----- Data shown -----

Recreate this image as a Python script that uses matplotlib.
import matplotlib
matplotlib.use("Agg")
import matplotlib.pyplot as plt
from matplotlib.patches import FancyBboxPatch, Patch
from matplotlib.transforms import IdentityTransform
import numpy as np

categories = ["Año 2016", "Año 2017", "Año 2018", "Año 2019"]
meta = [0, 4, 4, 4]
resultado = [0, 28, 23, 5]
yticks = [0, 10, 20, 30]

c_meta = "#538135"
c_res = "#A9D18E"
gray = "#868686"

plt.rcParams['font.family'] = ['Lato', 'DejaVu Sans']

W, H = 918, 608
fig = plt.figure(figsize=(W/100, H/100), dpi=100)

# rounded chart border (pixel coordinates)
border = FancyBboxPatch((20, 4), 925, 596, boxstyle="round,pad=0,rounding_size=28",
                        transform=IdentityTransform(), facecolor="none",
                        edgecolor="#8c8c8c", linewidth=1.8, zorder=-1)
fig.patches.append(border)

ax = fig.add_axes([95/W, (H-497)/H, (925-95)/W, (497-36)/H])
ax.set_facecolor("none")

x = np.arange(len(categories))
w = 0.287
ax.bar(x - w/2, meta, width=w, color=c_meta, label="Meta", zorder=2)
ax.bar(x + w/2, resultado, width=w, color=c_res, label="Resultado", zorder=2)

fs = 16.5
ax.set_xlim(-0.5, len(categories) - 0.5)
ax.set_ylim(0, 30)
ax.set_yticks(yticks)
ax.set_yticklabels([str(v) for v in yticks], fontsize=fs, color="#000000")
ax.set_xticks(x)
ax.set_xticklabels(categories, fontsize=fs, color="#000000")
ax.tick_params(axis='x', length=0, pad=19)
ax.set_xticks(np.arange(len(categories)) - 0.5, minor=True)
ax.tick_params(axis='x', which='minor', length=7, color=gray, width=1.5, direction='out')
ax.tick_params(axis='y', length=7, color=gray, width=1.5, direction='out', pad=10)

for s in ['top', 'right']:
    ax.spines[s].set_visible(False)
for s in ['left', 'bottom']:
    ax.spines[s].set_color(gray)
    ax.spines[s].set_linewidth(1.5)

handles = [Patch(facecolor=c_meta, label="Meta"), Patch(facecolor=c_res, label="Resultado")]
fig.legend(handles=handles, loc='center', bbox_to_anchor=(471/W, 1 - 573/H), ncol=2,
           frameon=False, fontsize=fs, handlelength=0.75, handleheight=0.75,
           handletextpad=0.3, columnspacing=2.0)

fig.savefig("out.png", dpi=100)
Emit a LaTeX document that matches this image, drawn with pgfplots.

-----

**What the task asks:**
Your task is to list each line of the records with the word "that".

**Expected answer:**
Recreate this image as a Python script that uses matplotlib.
Emit a LaTeX document that matches this image, drawn with pgfplots.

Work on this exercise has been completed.